To an extent, these are tasks we might expect governments, NGOs or businesses would seek to accomplish, and they'd be welcome to do so. But catalytic technologies like molecular manufacturing could so enhance the capabilities of individuals that, just as we have to account for SEAIs in our nano-era policies and strategies, we should pay attention to the beneficial role SEHIs could play. They change the structure of the game.
In my work at Worldchanging , I became acquainted with numerous individuals and small organizations who would jump at the chance to become SEHIs. There's a tremendous desire out there for tools and ideas to build a better world. In addition, if molecular manufacturing proves as economically disruptive as some have argued, there may also be large numbers of people looking for something to do with their lives after their previous jobs disappear; it's in our collective interest to make sure that more of them become SEHIs than SEAIs.
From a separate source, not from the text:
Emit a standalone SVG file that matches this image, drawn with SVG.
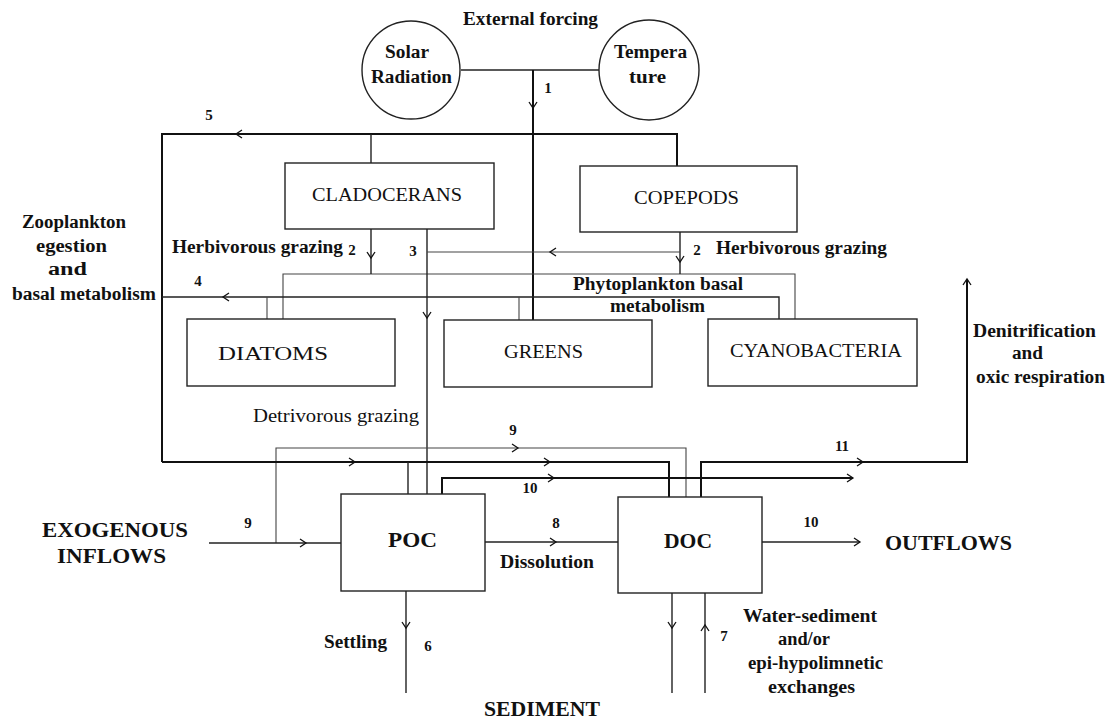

Some readers may be wondering why we should care. It's obvious that we need to be concerned about SEAIs -- they can kill us -- but if SEHIs want to go out and make the world a better place, hooray for them (and the world). So why worry?
One answer is that there would be debate over just how beneficial some of the SEHI plans would actually be. Clean water, rebuilt homes? Fine. But what about building churches or mosques or other religious centers? Or think of the controversy  surrounding the One Laptop per Child project; now picture thousands of One Laptop per Child-scale projects, run by passionate (but quirky) individuals. Worse yet, imagine the havoc that could ensue if well-intended but misguided SEHIs decide to solve global warming on their own and embark on massive geoengineering projects  with disastrous side-effects.
Still, the outlook is not all bad. Far from it. The amount of good that can be done by future super-empowered hopeful individuals may prove to be far greater than the damage produced by their angry counterparts.
The lesson I took from Worldchanging was that it is precisely when the risks and challenges are greatest that we see just how many of us are willing to act to build a better world. There are millions of people out there right now, looking for ways to build a better world. Perhaps you're one of them. As Pierre Teilhard de Chardin has said, "The future belongs to those who give the next generation reason for hope."